Many people have been told that the high levels of diabetes are a result of eating too much sugar, and that fructose can only be metabolised within the liver because it is insulin-independent, so they must think of another method of reablement. This may be true for the average human. But for someone with a glucose metabolism blockage, the body changes where fructose is metabolised to the brain and kidneys, enabling it to act accordingly.

If fructose can bypass glucose metabolism impairment, and if diabetes metabolism involves oxidation of fatty acids over glucose, then we would see below-average fructose serum levels in diabetics. However, this is not the case. Instead, we see an overachieving glucose level, even in those who stop consuming glucose.

Besides being interchangeable with glucose for energy production, fructose plays an important role in foetal development, but that’s for another article. Therefore, when glucose cannot enter the cells effectively, such as in a diabetic, supplementing fructose could bypass these faulty pathways and provide adequate energy to the deprived, helping them manage symptoms from blood sugar regulation to sleep quality and muscle weakness.
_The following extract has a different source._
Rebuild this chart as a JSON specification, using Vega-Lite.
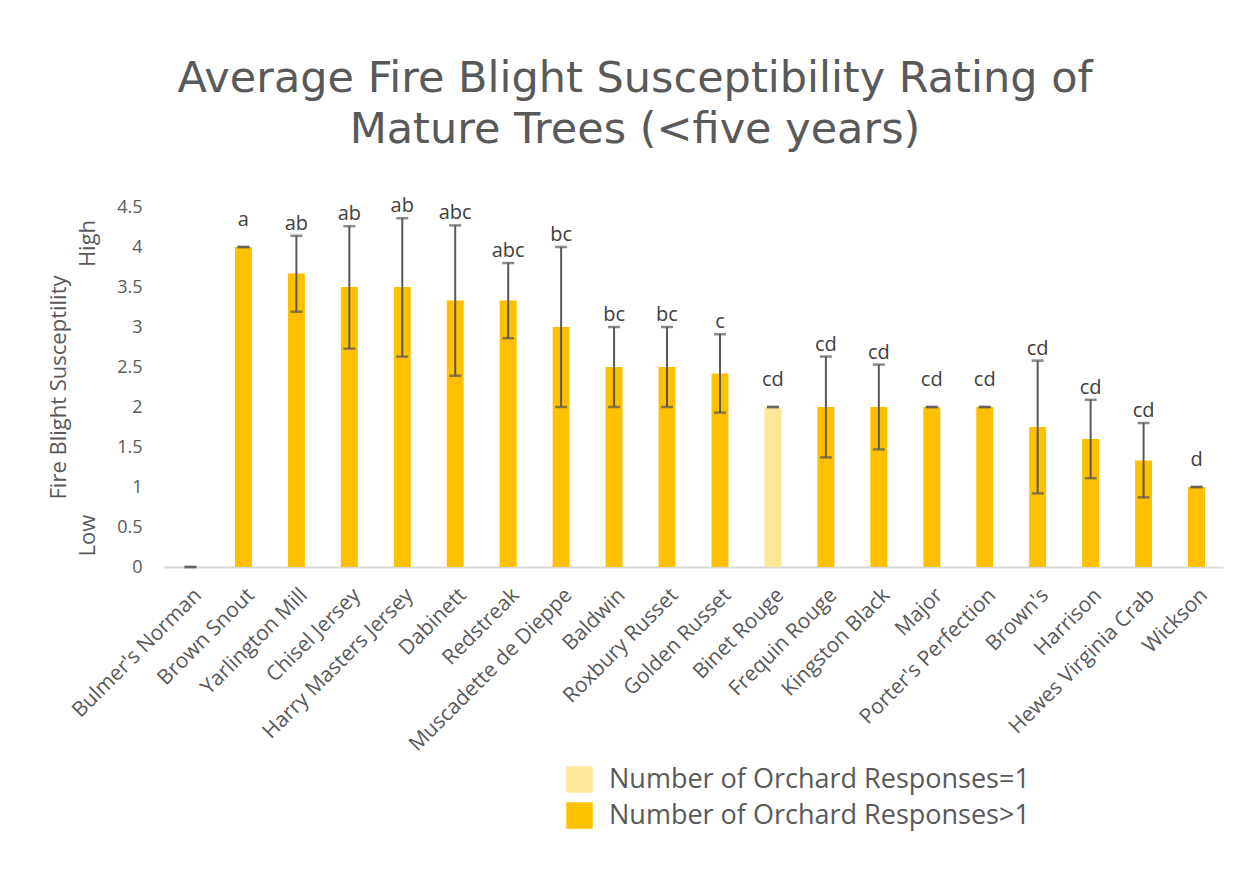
{
  "$schema": "https://vega.github.io/schema/vega-lite/v6.json",
  "width": 1059,
  "height": 360,
  "autosize": "none",
  "padding": {"left": 164, "top": 207, "right": 24, "bottom": 308},
  "background": "white",
  "title": {
    "text": ["Average Fire Blight Susceptibility Rating of", "Mature Trees (<five years)"],
    "font": "DejaVu Sans",
    "fontSize": 43,
    "fontWeight": "normal",
    "color": "#595959",
    "lineHeight": 51,
    "anchor": "middle",
    "frame": "bounds",
    "offset": 44
  },
  "data": {
    "values": [
      {"variety": "Bulmer's Norman", "mean": 0, "lower": 0, "upper": 0, "letters": "", "group": "Number of Orchard Responses>1"},
      {"variety": "Brown Snout", "mean": 4.0, "lower": 4.0, "upper": 4.0, "letters": "a", "group": "Number of Orchard Responses>1"},
      {"variety": "Yarlington Mill", "mean": 3.67, "lower": 3.19, "upper": 4.14, "letters": "ab", "group": "Number of Orchard Responses>1"},
      {"variety": "Chisel Jersey", "mean": 3.5, "lower": 2.73, "upper": 4.26, "letters": "ab", "group": "Number of Orchard Responses>1"},
      {"variety": "Harry Masters Jersey", "mean": 3.5, "lower": 2.63, "upper": 4.36, "letters": "ab", "group": "Number of Orchard Responses>1"},
      {"variety": "Dabinett", "mean": 3.33, "lower": 2.39, "upper": 4.27, "letters": "abc", "group": "Number of Orchard Responses>1"},
      {"variety": "Redstreak", "mean": 3.33, "lower": 2.86, "upper": 3.8, "letters": "abc", "group": "Number of Orchard Responses>1"},
      {"variety": "Muscadette de Dieppe", "mean": 3.0, "lower": 2.0, "upper": 4.0, "letters": "bc", "group": "Number of Orchard Responses>1"},
      {"variety": "Baldwin", "mean": 2.5, "lower": 2.0, "upper": 3.0, "letters": "bc", "group": "Number of Orchard Responses>1"},
      {"variety": "Roxbury Russet", "mean": 2.5, "lower": 2.0, "upper": 3.0, "letters": "bc", "group": "Number of Orchard Responses>1"},
      {"variety": "Golden Russet", "mean": 2.42, "lower": 1.93, "upper": 2.91, "letters": "c", "group": "Number of Orchard Responses>1"},
      {"variety": "Binet Rouge", "mean": 2.0, "lower": 2.0, "upper": 2.0, "letters": "cd", "group": "Number of Orchard Responses=1"},
      {"variety": "Frequin Rouge", "mean": 2.0, "lower": 1.37, "upper": 2.63, "letters": "cd", "group": "Number of Orchard Responses>1"},
      {"variety": "Kingston Black", "mean": 2.0, "lower": 1.47, "upper": 2.53, "letters": "cd", "group": "Number of Orchard Responses>1"},
      {"variety": "Major", "mean": 2.0, "lower": 2.0, "upper": 2.0, "letters": "cd", "group": "Number of Orchard Responses>1"},
      {"variety": "Porter's Perfection", "mean": 2.0, "lower": 2.0, "upper": 2.0, "letters": "cd", "group": "Number of Orchard Responses>1"},
      {"variety": "Brown's", "mean": 1.75, "lower": 0.92, "upper": 2.58, "letters": "cd", "group": "Number of Orchard Responses>1"},
      {"variety": "Harrison", "mean": 1.6, "lower": 1.11, "upper": 2.09, "letters": "cd", "group": "Number of Orchard Responses>1"},
      {"variety": "Hewes Virginia Crab", "mean": 1.33, "lower": 0.87, "upper": 1.8, "letters": "cd", "group": "Number of Orchard Responses>1"},
      {"variety": "Wickson", "mean": 1.0, "lower": 1.0, "upper": 1.0, "letters": "d", "group": "Number of Orchard Responses>1"}
    ]
  },
  "encoding": {
    "x": {
      "field": "variety",
      "type": "nominal",
      "sort": null,
      "scale": {"paddingInner": 0.68, "paddingOuter": 0.34},
      "axis": {
        "title": null,
        "labelAngle": -45,
        "labelFont": "Open Sans",
        "labelFontSize": 21,
        "labelColor": "#595959",
        "labelPadding": 17,
        "labelLimit": 300,
        "ticks": false,
        "domainColor": "#D9D9D9",
        "domainWidth": 2
      }
    }
  },
  "layer": [
    {
      "mark": {"type": "bar"},
      "encoding": {
        "y": {
          "field": "mean",
          "type": "quantitative",
          "scale": {"domain": [0, 4.5], "nice": false},
          "axis": {
            "orient": "left",
            "values": [0, 0.5, 1, 1.5, 2, 2.5, 3, 3.5, 4, 4.5],
            "format": ".1~f",
            "labelOverlap": false,
            "title": null,
            "grid": false,
            "domain": false,
            "ticks": false,
            "labelFont": "Open Sans",
            "labelFontSize": 18,
            "labelColor": "#595959",
            "labelPadding": 22
          }
        },
        "color": {
          "field": "group",
          "type": "nominal",
          "scale": {
            "domain": ["Number of Orchard Responses=1", "Number of Orchard Responses>1"],
            "range": ["#FFE699", "#FFC000"]
          },
          "legend": {
            "title": null,
            "orient": "none",
            "legendX": 402,
            "legendY": 559,
            "direction": "vertical",
            "symbolType": "square",
            "symbolSize": 700,
            "symbolStrokeWidth": 0,
            "labelFont": "Open Sans",
            "labelFontSize": 27,
            "labelColor": "#595959",
            "labelLimit": 600,
            "rowPadding": 8,
            "labelOffset": 16
          }
        }
      }
    },
    {
      "mark": {"type": "rule", "color": "#595959", "strokeWidth": 2},
      "encoding": {
        "y": {
          "field": "lower",
          "type": "quantitative",
          "scale": {"domain": [0, 4.5], "nice": false},
          "axis": {
            "orient": "left",
            "offset": 63,
            "values": [0.4, 4.05],
            "labelExpr": "datum.value > 2 ? 'High' : 'Low'",
            "labelAngle": -90,
            "labelAlign": "center",
            "labelBaseline": "bottom",
            "labelOverlap": false,
            "labelFont": "Open Sans",
            "labelFontSize": 22,
            "labelColor": "#595959",
            "labelPadding": 2,
            "grid": false,
            "domain": false,
            "ticks": false,
            "title": "Fire Blight Susceptility",
            "titleFont": "Open Sans",
            "titleFontSize": 22,
            "titleFontWeight": "normal",
            "titleColor": "#595959",
            "titlePadding": 6
          }
        },
        "y2": {"field": "upper"}
      }
    },
    {
      "layer": [
        {
          "transform": [{"filter": "datum.upper > datum.lower"}],
          "mark": {"type": "text", "baseline": "bottom", "dy": -2, "font": "Open Sans", "fontSize": 20, "color": "#404040"},
          "encoding": {
            "y": {"field": "upper", "type": "quantitative", "scale": {"domain": [0, 4.5], "nice": false}, "axis": null},
            "text": {"field": "letters"}
          }
        },
        {
          "transform": [{"filter": "datum.upper == datum.lower"}],
          "mark": {"type": "text", "baseline": "bottom", "dy": -17, "font": "Open Sans", "fontSize": 20, "color": "#404040"},
          "encoding": {
            "y": {"field": "upper", "type": "quantitative", "scale": {"domain": [0, 4.5], "nice": false}, "axis": null},
            "text": {"field": "letters"}
          }
        },
        {
          "mark": {"type": "tick", "color": "#595959", "thickness": 2.5, "size": 12},
          "encoding": {
            "y": {"field": "upper", "type": "quantitative", "scale": {"domain": [0, 4.5], "nice": false}, "axis": null}
          }
        },
        {
          "mark": {"type": "tick", "color": "#595959", "thickness": 2.5, "size": 12},
          "encoding": {
            "y": {"field": "lower", "type": "quantitative", "scale": {"domain": [0, 4.5], "nice": false}, "axis": null}
          }
        }
      ]
    }
  ],
  "resolve": {"scale": {"y": "independent"}, "axis": {"y": "independent"}},
  "config": {"view": {"stroke": null}}
}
Overall, as the science of metabolism evolves, it is important we stop focusing on historical dogmas, and instead focus on informing at-risk individuals with correct management strategies. Even though this is a recommendation for healthcare professionals, stigmas always start at the general level, and until we all realise this is a fully preventable disease and far easier to manage than currently suggested, no change will happen at the political level. at the political level.